Malgré la pandémie de covid-19, l’activité de l’Armée populaire de libération [APL] n’a sans doute jamais été aussi importante. Ainsi, selon un rapport du ministère taïwanais de la Défense, évoqué par l’agence Reuters, depuis le début de l’année, l’activité de la force aérienne taïwanaise aurait augmenté de +129% par rapport à 2019 en raison, notamment des incursions chinoises dans l’ADIZ de l’île.

La Chine « tente d’utiliser des actions militaires unilatérales pour modifier le statu quo sécuritaire dans le détroit de Taiwan, et teste en même temps notre réponse, en accentuant la pression sur nos défenses aériennes et en réduisant notre espace », est-il affirmé dans ce rapport, qui évoque par ailleurs des actions militaires chinoises « ciblées ».

D’ailleurs, Pékin ne s’en cache pas, le quotidien Global Times, qui suit la ligne du Parti communiste chinois, ayant affirmé que les exercices de l’APL dans les environs de Taïwan n’étaient pas des « avertissements » mais une « répétition pour une prise de contrôle de l’île ».

Évidemment, plus les interactions entre avions chinois et taïwanais sont nombreuses, plus le risque d’un incident augmente. Ce qui accroît le risque de guerre. Mais en attendant, cette forte activité de l’APL dans les environs de l’île ne fait qu’user le potentiel des forces taïwanaises, en particulier dans le domaine aérien. Pour rappel, la force aériennne taïwanaise dispose d’une centaine de 145 F-16, de 52 Mirage 2000 et de 128 F-CK-1 Ching-Kuo, un avion de combat développé localement.

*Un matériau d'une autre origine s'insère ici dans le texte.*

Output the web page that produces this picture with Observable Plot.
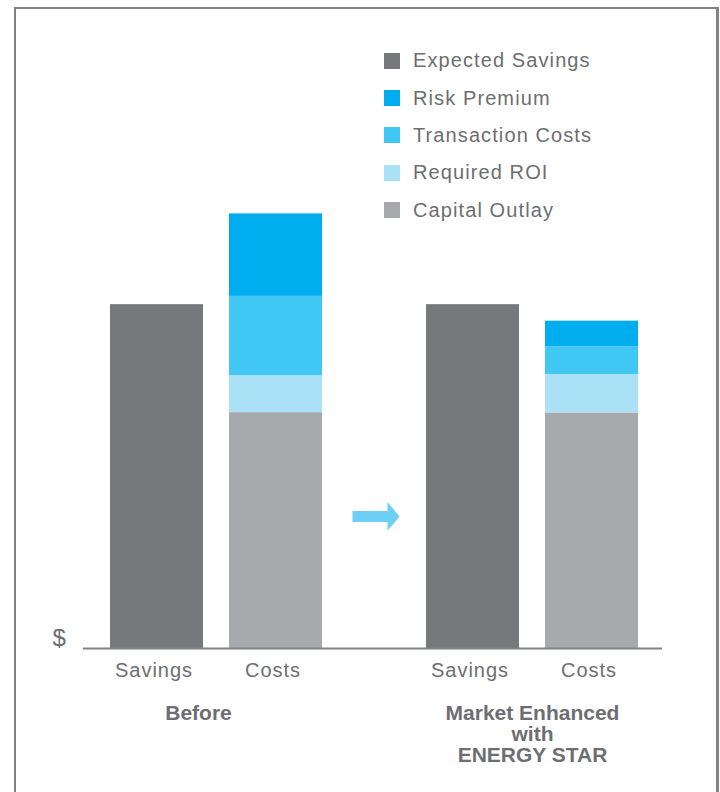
<!DOCTYPE html>
<html>
<head>
<meta charset="utf-8">
<script src="https://cdn.jsdelivr.net/npm/d3@7"></script>
<script src="https://cdn.jsdelivr.net/npm/@observablehq/plot@0.6"></script>
<style>
  html, body { margin: 0; padding: 0; background: #fff; }
  #wrap { position: relative; width: 720px; height: 792px; overflow: hidden; font-family: "Liberation Sans", Arial, sans-serif; }
  #frame { position: absolute; left: 14px; top: 7px; width: 705px; height: 800px; box-sizing: border-box;
           border-left: 2px solid #808285; border-top: 2px solid #808285; border-right: 3px solid #808285; }
  #chart { position: absolute; left: 0; top: 0; }
  #chart text { letter-spacing: 1px; }
  #chart g[font-weight="bold"] text { letter-spacing: 0; }
  .lg-swatches { position: absolute; left: 384px; top: 42px; width: 320px; margin: 0 !important;
                 font-family: "Liberation Sans", Arial, sans-serif !important; font-size: 20px !important;
                 color: #6d6e71; letter-spacing: 1.1px; }
  .lg-swatch { height: 37.4px; padding-bottom: 0 !important; display: flex; align-items: center; }
  .lg-swatch > svg { margin-right: 13px !important; }
</style>
</head>
<body>
<div id="wrap"><div id="frame"></div><div id="chart"></div></div>
<script>
// ---- data ----
const groups = ["Before", "Market Enhanced\nwith\nENERGY STAR"];
const parts = ["Savings", "Costs"];
const components = ["Expected Savings", "Risk Premium", "Transaction Costs", "Required ROI", "Capital Outlay"];
const colors = ["#77787b", "#00aeef", "#40c7f4", "#abe1f7", "#a8a9ad"];
const expectedSavings = [10, 10];
const capitalOutlay = [6.86, 6.85];
const requiredROI = [1.08, 1.12];
const transactionCosts = [2.3, 0.8];
const riskPremium = [2.4, 0.75];

// build table (stack order bottom -> top)
const rows = [];
groups.forEach((g, i) => {
  rows.push({group: g, part: "Savings", component: "Expected Savings", value: expectedSavings[i]});
  rows.push({group: g, part: "Costs", component: "Capital Outlay", value: capitalOutlay[i]});
  rows.push({group: g, part: "Costs", component: "Required ROI", value: requiredROI[i]});
  rows.push({group: g, part: "Costs", component: "Transaction Costs", value: transactionCosts[i]});
  rows.push({group: g, part: "Costs", component: "Risk Premium", value: riskPremium[i]});
});

const textColor = "#6d6e71";
const lineColor = "#808285";

const arrowSymbol = {
  draw(ctx, size) {
    const r = Math.sqrt(size / Math.PI);
    ctx.moveTo(-0.98 * r, -0.23 * r);
    ctx.lineTo(0.48 * r, -0.23 * r);
    ctx.lineTo(0.48 * r, -0.6 * r);
    ctx.lineTo(0.98 * r, 0);
    ctx.lineTo(0.48 * r, 0.6 * r);
    ctx.lineTo(0.48 * r, 0.23 * r);
    ctx.lineTo(-0.98 * r, 0.23 * r);
    ctx.closePath();
  }
};

const chart = Plot.plot({
  width: 720,
  height: 792,
  marginTop: 201,
  marginBottom: 144,
  marginLeft: 58,
  marginRight: 30,
  style: {fontFamily: "Liberation Sans, Arial, sans-serif", fontSize: "20px", background: "transparent"},
  fx: {domain: groups, padding: 0},
  x: {domain: parts, paddingInner: 0.22, paddingOuter: 0.43},
  y: {domain: [0, 13], axis: null},
  color: {domain: components, range: colors},
  marks: [
    Plot.barY(rows, {fx: "group", x: "part", y: "value", fill: "component"}),
    Plot.ruleY([groups[0]], {fx: d => d, y: () => 0, insetLeft: 25, stroke: lineColor, strokeWidth: 2}),
    Plot.ruleY([groups[1]], {fx: d => d, y: () => 0, insetRight: 28, stroke: lineColor, strokeWidth: 2}),
    Plot.text([groups[0]], {fx: d => d, y: () => 0, text: () => "$", frameAnchor: "left", textAnchor: "start",
      dx: -6, dy: -10, fontSize: 24, fill: textColor}),
    Plot.dot([groups[0]], {fx: d => d, y: () => 3.84, frameAnchor: "right", symbol: arrowSymbol, r: 24,
      dx: 1.5, fill: "#6dcff6", stroke: "none"}),
    Plot.axisX({tickSize: 0, tickPadding: 14, fontSize: 20, color: textColor, label: null, dx: -3}),
    Plot.axisFx({ticks: [groups[0]], anchor: "bottom", tickSize: 0, tickPadding: 57, fontSize: 21,
      fontWeight: "bold", color: textColor, label: null, dx: -18}),
    Plot.axisFx({ticks: [groups[1]], anchor: "bottom", tickSize: 0, tickPadding: 57, fontSize: 21,
      fontWeight: "bold", color: textColor, label: null})
  ]
});
document.getElementById("chart").appendChild(chart);

const legend = chart.legend("color", {legend: "swatches", columns: 1, swatchSize: 16, className: "lg"});
document.getElementById("wrap").appendChild(legend);
</script>
</body>
</html>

Cela étant, l’état-major taïwanais estime que la Chine n’a pas encore les capacités militaires – notamment amphibies – pour envahir Taïwan. Sur ce point, un rapport du Pentagone, publié en 2019, dit la même chose. Cependant, Lyle J. Goldestein, professeur au Naval War College de Rhode Island, privilégie l’hypothèse d’une vaste opération aéroportée chinoise.

« Ils [les Chinois] parlent beaucoup d’assauts aériens sous deux formes, par parachute et par hélicoptère. C’est ce qu’on appelle l’enveloppement vertical. L’assaut amphibie est de la vieille école. Cela peut être nécessaire, mais ce ne sera pas l’effort militaire principal. La nouvelle école doit amener des éléments principaux par avion, sécuriser le terrain et ensuite amener plus de forces sur les plages. L’intensité et l’ampleur de la formation dans l’armée chinoise actuellement pour les assauts aériens me frappent », a récemment expliqué ce spécialiste de la Chine et de la Russie. Cependant, un tel mode opératoire suppose d’être maître du ciel, et donc d’aveugler les radars, de détruire les défenses aériennes et d’empêcher les avions de chasse taïwanais de décoller.

Quoi qu’il en soit, et pour le moment, le scénario privilégié par Taïwan repose sur un blocus naval de l’île. Blocus auquel, selon les simulations réalisées par des analystes du Pentagone et de la Rand Corporation, les forces américaines auraient du mal à s’opposer.

« L’époque de la supériorité militaire totale des États-Unis dans le Pacifique occidental est révolue. La Chine a déployé des capacités de déni et d’interdiction d’accès qui empêcheraient les forces américaines d’approcher de Taïwan une fois la guerre déclenchée », résument-ils.